What’s the best (or worst) advice you’ve received about writing? 

I feel like I ought to be hanging out in a bar with underworld types, drinking cheap scotch and betting on the greyhounds.

I’m pretty bloody-minded, so the biggest motivation I ever received was a couple of former colleagues who made clear that they thought I was deluded, trying to be a writer. From that point onwards it was, ‘Right, you bastards’. That’s not advice, I know, but it got me going.

Most of the best advice I’ve had has come from my editor, Mandy Brett. She’s a great believer that you can cut vast amounts out of a story and you’re only going to improve it. Maybe that’s all editors, I don’t know. But it’s true.

What’s the most surprising thing you’ve ever heard or read about yourself?

Ha! I think I’m worse at accepting praise than I am at accepting criticism, so when I read positive reviews I’m a little floored sometimes. The other thing that surprises me is the notion that I’m a crime writer. I’m a writer, and my books have crimes in them, but for some reason I struggle to connect the dots. I feel like I ought to be hanging out in a bar with underworld types, drinking cheap scotch and betting on the greyhounds.

If you weren’t writing, what do you think you’d be doing instead?

I imagine I’d still be a lawyer. It was a pretty comfortable existence. When writers can work out how to charge money for every six minutes they spend thinking, Portsea is going to change hands.

There’s much debate on whether creative writing can be taught – what’s your view?

I think it can, but only within limits. Writing is bloody hard, solitary work and it can be very humbling.
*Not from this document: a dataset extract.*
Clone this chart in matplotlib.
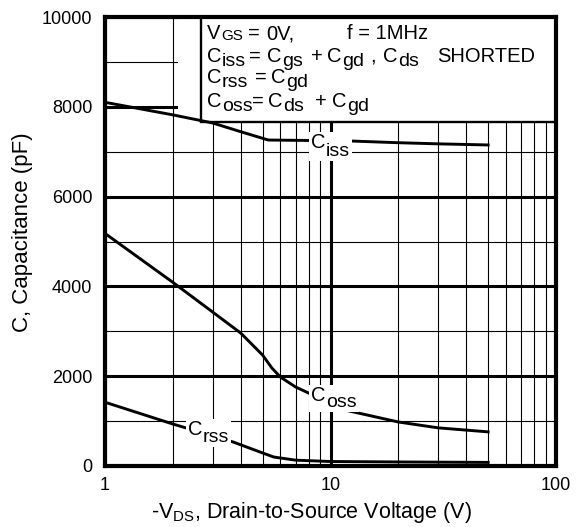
import matplotlib
matplotlib.use('Agg')
import matplotlib.pyplot as plt
from matplotlib.patches import Rectangle
from matplotlib.ticker import FixedLocator, NullFormatter
from matplotlib.transforms import IdentityTransform, Bbox

plt.rcParams['font.family'] = 'Liberation Sans'
plt.rcParams['mathtext.fontset'] = 'custom'
plt.rcParams['mathtext.rm'] = 'Liberation Sans'
plt.rcParams['mathtext.it'] = 'Liberation Sans'
plt.rcParams['mathtext.bf'] = 'Liberation Sans:bold'

# values
vds_iss = [1, 2, 3, 4, 5.3, 8, 12, 20, 30, 50]
c_iss = [8100, 7820, 7640, 7445, 7260, 7250, 7240, 7200, 7175, 7150]

vds_oss = [1, 2, 3, 4, 5, 5.5, 6, 7, 8, 11.5, 20, 30, 50]
c_oss = [5180, 4090, 3430, 2960, 2470, 2180, 1980, 1760, 1625, 1250, 980, 850, 760]

vds_rss = [1, 2, 3.7, 5, 5.6, 7, 10, 20, 50]
c_rss = [1420, 935, 535, 290, 200, 130, 100, 90, 80]

yticks = [0, 2000, 4000, 6000, 8000, 10000]
xticks = [1, 10, 100]
xticklabels = ['1', '10', '100']

W, H = 576, 527
fig = plt.figure(figsize=(W / 100, H / 100), dpi=100)
ax = fig.add_axes([105 / W, 61 / H, 451 / W, 449 / H])
ax.set_xscale('log')
ax.set_xlim(1, 100)
ax.set_ylim(0, 10000)

ax.set_xticks(xticks)
ax.set_xticklabels(xticklabels)
ax.xaxis.set_minor_locator(FixedLocator([2, 3, 4, 5, 6, 7, 8, 9, 20, 30, 40, 50, 60, 70, 80, 90]))
ax.xaxis.set_minor_formatter(NullFormatter())
ax.set_yticks(yticks)
ax.yaxis.set_minor_locator(FixedLocator([1000, 3000, 5000, 7000, 9000]))
ax.tick_params(which='both', length=0, labelsize=13)
ax.tick_params(axis='x', pad=8)
ax.tick_params(axis='y', pad=9)

ax.set_axisbelow(True)
ax.grid(which='major', color='black', lw=2.2)
ax.grid(which='minor', color='black', lw=0.8)
for s in ax.spines.values():
    s.set_linewidth(3)

# condition box (white area hides the grid)
ax.add_patch(Rectangle((2.1, 7668), 100 - 2.1, 10000 - 7668, facecolor='white',
                       edgecolor='none', zorder=1.5))
ax.add_patch(Rectangle((2.666, 7668), 100 - 2.666, 10000 - 7668, facecolor='none',
                       edgecolor='black', lw=1.7, zorder=4))

ax.plot(vds_iss, c_iss, color='black', lw=2.1, zorder=3)
ax.plot(vds_oss, c_oss, color='black', lw=2.1, zorder=3)
ax.plot(vds_rss, c_rss, color='black', lw=2.1, zorder=3)

renderer = fig.canvas.get_renderer()


def token(x, base, main, sub=None, fs=14.5, sfs=14, drop=4):
    # x, base: pixels from the top-left corner of the figure
    t = ax.text(x, H - base, main, fontsize=fs, transform=IdentityTransform(),
                ha='left', va='baseline', zorder=6)
    boxes = [t.get_window_extent(renderer)]
    if sub:
        s = ax.text(boxes[0].x1 + 0.5, H - base - drop, sub, fontsize=sfs,
                    transform=IdentityTransform(), ha='left', va='baseline', zorder=6)
        boxes.append(s.get_window_extent(renderer))
    return Bbox.union(boxes)


def curve_label(x, base, sub, drop):
    bb = token(x, base, 'C', sub, fs=14.5, sfs=14, drop=drop)
    ax.add_patch(Rectangle((bb.x0 - 2, bb.y0 - 1), bb.width + 4, bb.height + 2,
                           transform=IdentityTransform(), facecolor='white',
                           edgecolor='none', zorder=5))


curve_label(311, 148, 'iss', 8)
curve_label(311, 401, 'oss', 6)
curve_label(188, 435, 'rss', 7)

# condition box text
token(207, 39, 'V', 'GS', sfs=11, drop=0.5)
token(248, 39, '=')
token(266, 39, '0V,')
token(347, 39, 'f = 1MHz')

token(207, 62, 'C', 'iss')
token(249, 62, '=')
token(267, 62, 'C', 'gs')
token(311, 62, '+')
token(327, 62, 'C', 'gd')
token(370, 62, ',')
token(383, 62, 'C', 'ds')
token(437, 62, 'SHORTED')

token(207, 83, 'C', 'rss')
token(255, 83, '=')
token(271, 83, 'C', 'gd')

token(207, 107, 'C', 'oss')
token(252, 107, '=')
token(268, 107, 'C', 'ds')
token(315, 107, '+')
token(332, 107, 'C', 'gd')

ax.set_ylabel('C, Capacitance (pF)', fontsize=16)
ax.yaxis.set_label_coords(-0.16, 0.521)
ax.set_xlabel(r'-V$_{DS}$, Drain-to-Source Voltage (V)', fontsize=15.5)
ax.xaxis.set_label_coords(0.459, -0.076)

fig.savefig('out.png', dpi=100)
So you have to start with a willingness to suffer through it, and to accept criticism and rejection. But if you have that temperament, then there is a lot that can be taught. Structure, brevity, where the emotional buttons are. What the great writers did that made them great. All writers approach the creative task with a certain set of preconceptions and methods, and those can be usefully shaken up by a good teacher.
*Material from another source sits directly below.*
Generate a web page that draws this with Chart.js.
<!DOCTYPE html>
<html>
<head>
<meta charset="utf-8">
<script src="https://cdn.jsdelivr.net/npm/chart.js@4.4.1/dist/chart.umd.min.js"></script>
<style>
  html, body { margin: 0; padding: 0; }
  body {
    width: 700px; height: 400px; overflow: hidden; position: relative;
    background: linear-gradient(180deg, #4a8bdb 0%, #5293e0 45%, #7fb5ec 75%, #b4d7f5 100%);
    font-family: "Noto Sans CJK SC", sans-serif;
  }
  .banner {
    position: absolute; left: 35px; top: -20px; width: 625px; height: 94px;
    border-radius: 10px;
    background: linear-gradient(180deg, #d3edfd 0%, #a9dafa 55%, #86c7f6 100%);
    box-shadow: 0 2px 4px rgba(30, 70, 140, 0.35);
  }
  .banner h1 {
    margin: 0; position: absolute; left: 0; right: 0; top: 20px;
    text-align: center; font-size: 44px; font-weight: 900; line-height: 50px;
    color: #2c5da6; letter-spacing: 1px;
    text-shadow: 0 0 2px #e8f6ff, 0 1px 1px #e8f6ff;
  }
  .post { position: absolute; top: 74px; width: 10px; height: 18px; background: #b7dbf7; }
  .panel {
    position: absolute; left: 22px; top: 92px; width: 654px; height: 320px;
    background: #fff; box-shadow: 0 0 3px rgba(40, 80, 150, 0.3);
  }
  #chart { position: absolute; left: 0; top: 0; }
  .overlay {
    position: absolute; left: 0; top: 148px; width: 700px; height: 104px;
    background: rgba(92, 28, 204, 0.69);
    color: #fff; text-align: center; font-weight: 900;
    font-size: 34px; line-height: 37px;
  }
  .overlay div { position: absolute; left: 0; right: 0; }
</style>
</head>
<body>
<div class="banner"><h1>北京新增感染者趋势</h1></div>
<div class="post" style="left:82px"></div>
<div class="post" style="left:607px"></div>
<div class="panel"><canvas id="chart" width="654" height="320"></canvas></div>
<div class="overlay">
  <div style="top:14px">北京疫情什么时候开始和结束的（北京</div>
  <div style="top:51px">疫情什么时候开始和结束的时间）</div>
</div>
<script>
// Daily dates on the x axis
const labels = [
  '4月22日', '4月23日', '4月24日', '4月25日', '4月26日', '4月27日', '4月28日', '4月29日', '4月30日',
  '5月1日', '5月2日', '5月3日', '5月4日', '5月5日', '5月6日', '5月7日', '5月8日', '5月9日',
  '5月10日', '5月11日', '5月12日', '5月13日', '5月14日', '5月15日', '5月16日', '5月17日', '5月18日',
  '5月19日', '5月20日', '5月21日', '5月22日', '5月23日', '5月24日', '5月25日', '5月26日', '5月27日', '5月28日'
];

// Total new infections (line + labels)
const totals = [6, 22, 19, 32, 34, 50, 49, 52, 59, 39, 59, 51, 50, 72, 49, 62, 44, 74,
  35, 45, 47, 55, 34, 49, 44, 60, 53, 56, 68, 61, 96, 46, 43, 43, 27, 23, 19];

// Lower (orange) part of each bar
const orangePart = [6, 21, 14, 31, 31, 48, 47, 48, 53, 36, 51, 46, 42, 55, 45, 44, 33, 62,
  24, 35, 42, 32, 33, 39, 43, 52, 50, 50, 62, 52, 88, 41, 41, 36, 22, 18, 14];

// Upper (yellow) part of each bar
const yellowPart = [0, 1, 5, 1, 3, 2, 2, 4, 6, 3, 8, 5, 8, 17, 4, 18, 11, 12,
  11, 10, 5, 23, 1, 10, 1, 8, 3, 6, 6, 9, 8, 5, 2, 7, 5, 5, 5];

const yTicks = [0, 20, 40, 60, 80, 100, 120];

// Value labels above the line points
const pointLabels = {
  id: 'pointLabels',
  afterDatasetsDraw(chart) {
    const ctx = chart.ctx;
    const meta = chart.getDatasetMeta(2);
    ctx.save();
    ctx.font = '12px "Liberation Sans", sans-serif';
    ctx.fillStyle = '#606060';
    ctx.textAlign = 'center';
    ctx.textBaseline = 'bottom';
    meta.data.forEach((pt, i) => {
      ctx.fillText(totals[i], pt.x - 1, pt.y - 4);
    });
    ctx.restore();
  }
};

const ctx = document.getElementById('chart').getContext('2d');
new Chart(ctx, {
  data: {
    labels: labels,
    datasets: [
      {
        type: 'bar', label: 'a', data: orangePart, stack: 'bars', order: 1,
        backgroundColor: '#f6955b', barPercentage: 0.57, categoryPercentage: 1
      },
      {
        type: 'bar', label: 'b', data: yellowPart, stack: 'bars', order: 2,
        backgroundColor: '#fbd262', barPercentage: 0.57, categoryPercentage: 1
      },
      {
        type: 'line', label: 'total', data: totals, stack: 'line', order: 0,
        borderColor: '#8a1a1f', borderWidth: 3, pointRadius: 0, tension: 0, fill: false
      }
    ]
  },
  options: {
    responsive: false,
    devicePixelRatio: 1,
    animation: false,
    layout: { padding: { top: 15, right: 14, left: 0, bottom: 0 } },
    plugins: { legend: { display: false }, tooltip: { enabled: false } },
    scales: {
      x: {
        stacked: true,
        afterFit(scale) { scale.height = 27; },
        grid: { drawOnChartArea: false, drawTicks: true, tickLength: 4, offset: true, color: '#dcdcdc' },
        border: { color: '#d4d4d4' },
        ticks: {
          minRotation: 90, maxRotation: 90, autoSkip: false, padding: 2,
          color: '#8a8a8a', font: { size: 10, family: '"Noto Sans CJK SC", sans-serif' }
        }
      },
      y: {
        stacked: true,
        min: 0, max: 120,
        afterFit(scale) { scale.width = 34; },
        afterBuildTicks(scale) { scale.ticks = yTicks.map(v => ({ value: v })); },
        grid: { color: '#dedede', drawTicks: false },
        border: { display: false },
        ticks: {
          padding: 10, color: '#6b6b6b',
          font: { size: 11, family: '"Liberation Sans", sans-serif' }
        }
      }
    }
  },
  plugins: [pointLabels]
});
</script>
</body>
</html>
What’s your advice for someone wanting to be a writer?

Be careful what your true motivations are. If it’s wealth, glamour, hanging out with Salman Rushdie and fighting off Hollywood directors, forget it. If you think it’s going to be a whole lot of café-lurking with hipsters, scoffing single-origin coffee and talking Camus, you can forget that too – it’s just a bunch of procrastination, that scene. There’s an easy acid test for this: if you can sit stock still for two hours, typing or scrawling a story into existence and never look at your watch, you’re in. You have to get a buzz out of the storytelling. Nothing else matters.

Do you buy your books online, in a physical bookshop, or both?

Always in physical bookshops because I love the atmosphere they create. I love being somewhere where the staff really care about books and writing. In a brutal and greedy world, it’s – dare I say this? – civilised.

If you could go out to dinner with any fictional character, who would it be and why? 

I can’t guarantee this is a fictional character because the lines are blurred here, but the narrator of Poe Ballantine’s Love and Terror on the Howling Plains of Nowhere. He’s busted up and defeated, yet never jaundiced. In fact, he’s kind and deeply perceptive about people, without ever judging them. He’d be a great raconteur for that awkward period after you’ve ordered and the food hasn’t arrived, then the other bit when you’ve finished and they haven’t cleared the plates: that’s when the great weavers can carry the occasion. I hope we’d talk about the American Midwest, about the strange underside of small town life, about the place of truckstop diners in American life and about who he thinks really killed his friend …

What’s the book that’s had the most significant impact on your life or work – and why?

My thoughts about the ocean have been heavily influenced by a book called Seven Tenths: The Sea and its Thresholds. It was written by James Hamilton Paterson, a mystic with an eye for scientific detail, way back in about 1992, and it examines the ways in which humans respond psychologically and spiritually to the ocean. It’s part science, part poetry, part memoir. It’s incredibly beautiful and at the same time a dispiriting prophecy of what’s come to pass environmentally in the ensuing 24 years. I probably read more non-fiction than fiction, and I’m a huge fan of Janet Malcolm. But on the fiction side of the ledger, two books I return to for their sheer gobsmacking brilliance are Dostoevsky’s Crime and Punishment, and Saul Bellow’s Humboldt’s Gift.  

 

Jock is now working on his third novel.